● **Task description**: Identify each line in the records below that contains the word "this", and copy it.

● **Dataset content**:

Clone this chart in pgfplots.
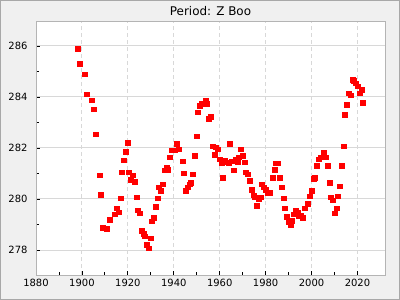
\documentclass[border=0pt]{standalone}
\usepackage{fontspec}
\setmainfont{DejaVu Sans}
\usepackage{pgfplots}
\pgfplotsset{compat=1.18}
\definecolor{bgc}{HTML}{F0F0F0}
\definecolor{framec}{HTML}{A8A8A8}
\definecolor{axc}{HTML}{B4B4B4}
\definecolor{gridc}{HTML}{D8D8D8}
\begin{document}
\begin{tikzpicture}
\useasboundingbox (0,0) rectangle (400bp,300bp);
\fill[bgc] (0,0) rectangle (400bp,300bp);
\draw[framec, line width=1bp] (0.5bp,0.5bp) rectangle (399.5bp,299.5bp);
\begin{axis}[
  at={(36bp,25bp)}, anchor=south west,
  width=349bp, height=253bp, scale only axis,
  xmin=1880, xmax=2032, ymin=277.02, ymax=286.94,
  axis background/.style={fill=white},
  axis line style={axc, line width=1bp},
  xtick={1880,1900,...,2020}, ytick={278,280,...,286},
  minor x tick num=1, minor y tick num=1,
  xtick pos=bottom, ytick pos=left, tick align=inside,
  major tick length=4bp, minor tick length=3bp,
  tick style={black, line width=0.8bp},
  xmajorgrids, ymajorgrids,
  x grid style={gridc, dash pattern=on 4bp off 3bp, line width=1bp},
  y grid style={gridc, solid, line width=1bp},
  /pgf/number format/assume math mode=true,
  /pgf/number format/1000 sep={},
  tick label style={font=\fontsize{10}{12}\selectfont},
  xticklabel style={yshift=-1bp},
  yticklabel style={xshift=-5bp},
  title={Period: Z Boo},
  title style={at={(0.5,1)}, anchor=base, yshift=1bp, font=\fontsize{12}{14}\selectfont},
  clip=false,
]
\addplot[only marks, mark=square*, mark size=2.4bp, red, mark options={draw=red, fill=red}] coordinates {
(1898.26,285.88) (1899.13,285.32) (1901.30,284.89) (1902.17,284.11) (1904.35,283.87)
(1905.22,283.52) (1906.09,282.54) (1907.83,280.93) (1908.26,280.18) (1909.13,278.89)
(1910.87,278.85) (1912.17,279.20) (1914.35,279.40) (1915.22,279.64) (1916.09,279.48)
(1916.96,280.03) (1917.39,281.05) (1918.26,281.52) (1919.13,281.87) (1920.00,282.22)
(1920.43,281.05) (1921.30,280.77) (1922.17,280.93) (1923.04,280.69) (1923.91,280.07)
(1924.35,279.56) (1925.22,279.44) (1926.09,278.77) (1926.96,278.65) (1927.39,278.54)
(1928.26,278.22) (1929.13,278.07) (1930.00,278.46) (1930.43,279.13) (1931.30,279.28)
(1932.17,279.71) (1933.04,280.03) (1933.48,280.46) (1934.35,280.34) (1935.22,280.58)
(1936.09,281.13) (1936.96,281.24) (1937.39,281.16) (1938.26,281.64) (1939.13,281.91)
(1940.43,281.91) (1941.30,282.18) (1942.17,281.95) (1943.91,281.48) (1944.35,281.01)
(1945.22,280.34) (1946.09,280.46) (1946.96,280.58) (1947.39,280.65) (1948.26,280.97)
(1949.13,281.71) (1950.00,282.46) (1950.43,283.40) (1951.30,283.67) (1952.17,283.75)
(1953.04,283.75) (1953.91,283.87) (1954.35,283.75) (1955.22,283.16) (1956.09,283.24)
(1956.96,282.07) (1957.83,281.75) (1958.26,282.03) (1959.13,281.95) (1960.00,281.56)
(1960.87,281.40) (1961.30,280.85) (1962.17,281.52) (1963.04,281.44) (1963.91,281.40)
(1964.35,282.18) (1965.22,281.48) (1966.09,281.13) (1966.96,281.56) (1967.83,281.44)
(1968.26,281.64) (1969.13,281.95) (1970.00,281.71) (1970.87,281.44) (1971.30,281.05)
(1972.17,280.97) (1973.04,280.73) (1973.91,280.38) (1974.78,280.15) (1975.22,280.07)
(1976.09,279.75) (1976.96,279.99) (1977.83,280.07) (1978.26,280.58) (1979.13,280.46)
(1980.00,280.38) (1980.87,280.26) (1981.74,280.26) (1983.04,280.85) (1983.91,281.16)
(1984.35,281.40) (1985.22,281.40) (1986.09,280.85) (1986.96,280.46) (1987.83,280.03)
(1988.26,279.64) (1989.13,279.32) (1990.00,279.09) (1990.87,278.97) (1991.30,279.16)
(1992.17,279.40) (1993.04,279.56) (1993.91,279.48) (1994.35,279.36) (1995.22,279.36)
(1996.09,279.28) (1996.96,279.64) (1998.26,279.83) (1999.13,280.11) (2000.00,280.34)
(2000.87,280.81) (2001.48,280.85) (2002.17,281.32) (2003.04,281.56) (2003.91,281.64)
(2005.22,281.83) (2006.09,281.64) (2006.96,281.32) (2007.83,280.65) (2008.26,280.07)
(2009.13,279.95) (2010.00,279.44) (2010.87,279.64) (2011.30,280.11) (2012.17,280.50)
(2013.04,281.32) (2013.91,282.07) (2014.35,283.32) (2015.22,283.71) (2016.09,284.15)
(2016.96,284.07) (2017.83,284.69) (2018.26,284.65) (2019.13,284.54) (2020.00,284.42)
(2020.87,284.15) (2021.74,284.30) (2022.17,283.79)
};
\end{axis}
\end{tikzpicture}
\end{document}
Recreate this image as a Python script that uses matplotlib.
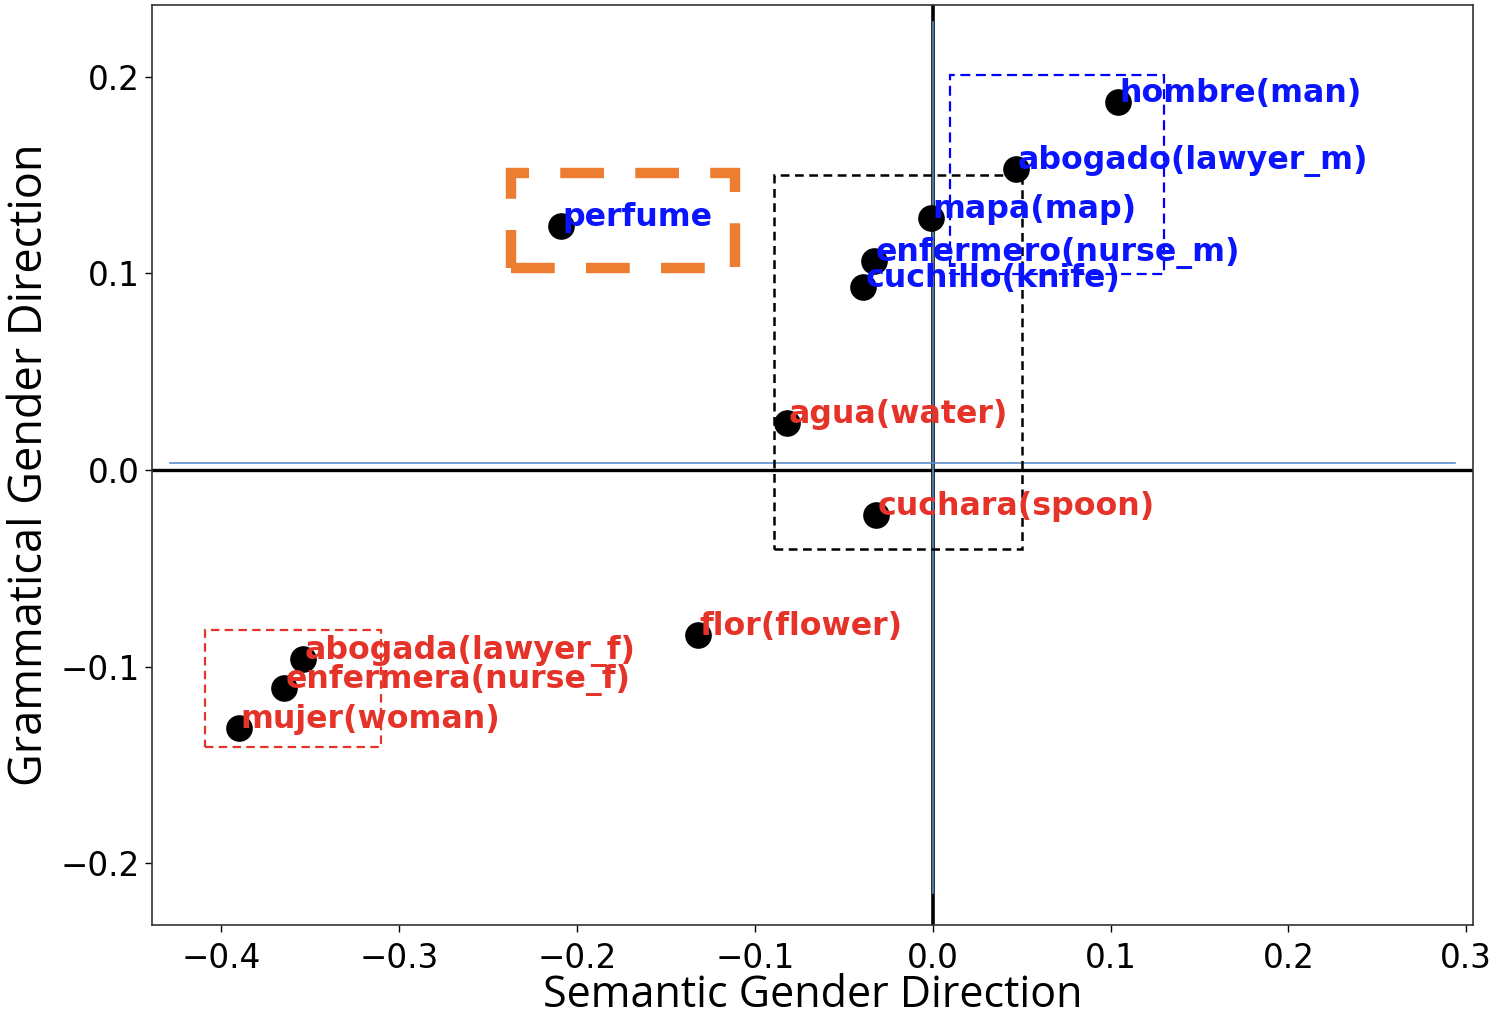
import matplotlib
matplotlib.use("Agg")
import matplotlib.pyplot as plt
from matplotlib.patches import Rectangle

# word points: (semantic, grammatical)
blue_words = ["hombre(man)", "abogado(lawyer_m)", "mapa(map)",
              "enfermero(nurse_m)", "cuchillo(knife)", "perfume"]
blue_x = [0.104, 0.047, -0.001, -0.033, -0.039, -0.209]
blue_y = [0.187, 0.153, 0.128, 0.106, 0.093, 0.124]

red_words = ["agua(water)", "cuchara(spoon)", "flor(flower)",
             "abogada(lawyer_f)", "enfermera(nurse_f)", "mujer(woman)"]
red_x = [-0.082, -0.032, -0.132, -0.354, -0.365, -0.390]
red_y = [0.024, -0.023, -0.084, -0.096, -0.111, -0.131]

# highlight boxes: (x0, x1, y0, y1)
box_blue = (0.010, 0.130, 0.0996, 0.2008)
box_orange = (-0.237, -0.111, 0.1027, 0.151)
box_black = (-0.0894, 0.050, -0.040, 0.150)
box_red = (-0.409, -0.310, -0.1408, -0.0813)

x_ticks = [-0.4, -0.3, -0.2, -0.1, 0.0, 0.1, 0.2, 0.3]
y_ticks = [-0.2, -0.1, 0.0, 0.1, 0.2]

BLUE = "#0a14ff"
RED = "#e63329"
ORANGE = "#ed7d31"
LINE_BLUE = "#5b8fc9"

fig = plt.figure(figsize=(14.94, 10.17), dpi=100)
ax = fig.add_axes([0.1017, 0.0905, 0.8845, 0.9046])

ax.axhline(0, color="black", lw=2.4, zorder=1)
ax.axvline(0, color="black", lw=2.6, zorder=1)
ax.plot([-0.429, 0.2936], [0.0036, 0.0036], color=LINE_BLUE, lw=1.2, zorder=2)
ax.plot([0.0, 0.0], [-0.215, 0.228], color=LINE_BLUE, lw=1.2, zorder=2)


def draw_box(b, color, lw, dashes):
    x0, x1, y0, y1 = b
    ax.add_patch(Rectangle((x0, y0), x1 - x0, y1 - y0, fill=False,
                           edgecolor=color, lw=lw,
                           linestyle=(0, dashes), zorder=3))


draw_box(box_blue, "blue", 1.6, (4.5, 2.5))
draw_box(box_black, "black", 1.8, (3.5, 2.2))
draw_box(box_red, RED, 1.6, (3.8, 2.4))
draw_box(box_orange, ORANGE, 7.5, (4.2, 3.0))

ax.scatter(blue_x + red_x, blue_y + red_y, s=330, color="black", zorder=4)

for w, x, y in zip(blue_words, blue_x, blue_y):
    ax.text(x + 0.001, y, w, color=BLUE, fontsize=22.8, fontweight="bold",
            ha="left", va="baseline", zorder=5)
for w, x, y in zip(red_words, red_x, red_y):
    ax.text(x + 0.001, y, w, color=RED, fontsize=22.8, fontweight="bold",
            ha="left", va="baseline", zorder=5)

ax.set_xlim(-0.439, 0.304)
ax.set_ylim(-0.2313, 0.2364)
ax.set_xticks(x_ticks)
ax.set_yticks(y_ticks)
ax.tick_params(labelsize=23.5, length=5, width=1)
ax.tick_params(axis="x", pad=7)
for s in ax.spines.values():
    s.set_color("#333333")
    s.set_linewidth(1.2)

ax.set_xlabel("Semantic Gender Direction", fontsize=31, family="Open Sans",
              labelpad=-1)
ax.set_ylabel("Grammatical Gender Direction", fontsize=32.5, family="Open Sans",
              labelpad=6)

fig.savefig("out.png", dpi=100)
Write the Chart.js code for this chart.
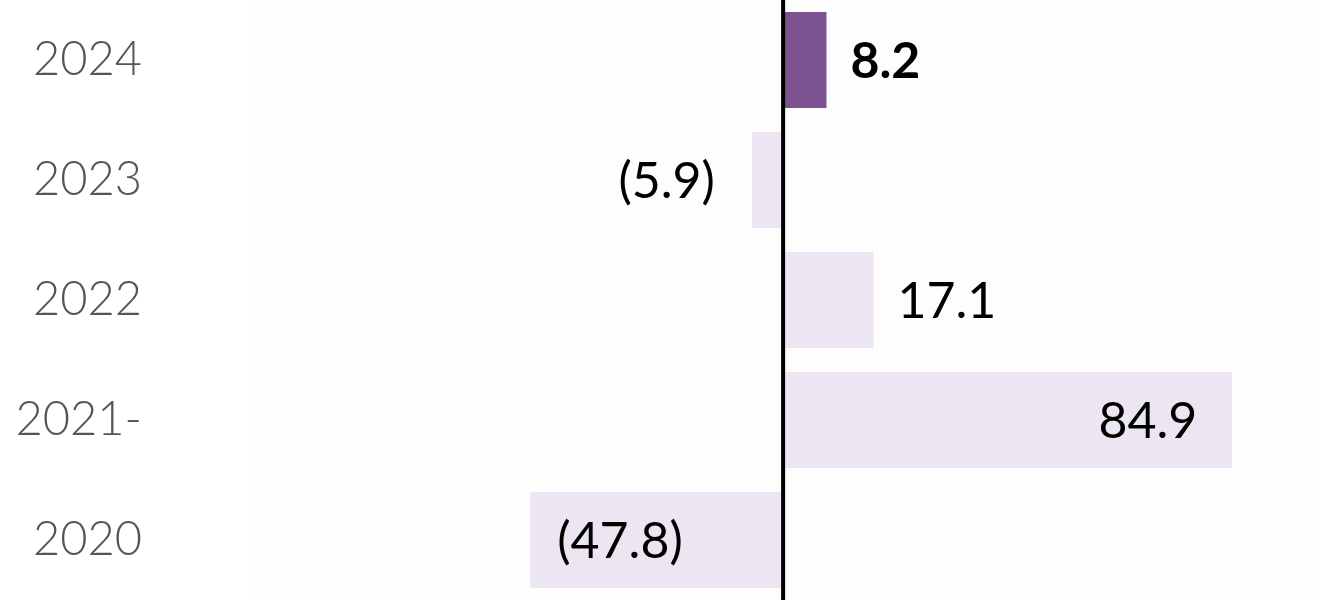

● **Response below**:
Clone this chart in pgfplots.
Recreate this image as a Python script that uses matplotlib.
Write the Chart.js code for this chart.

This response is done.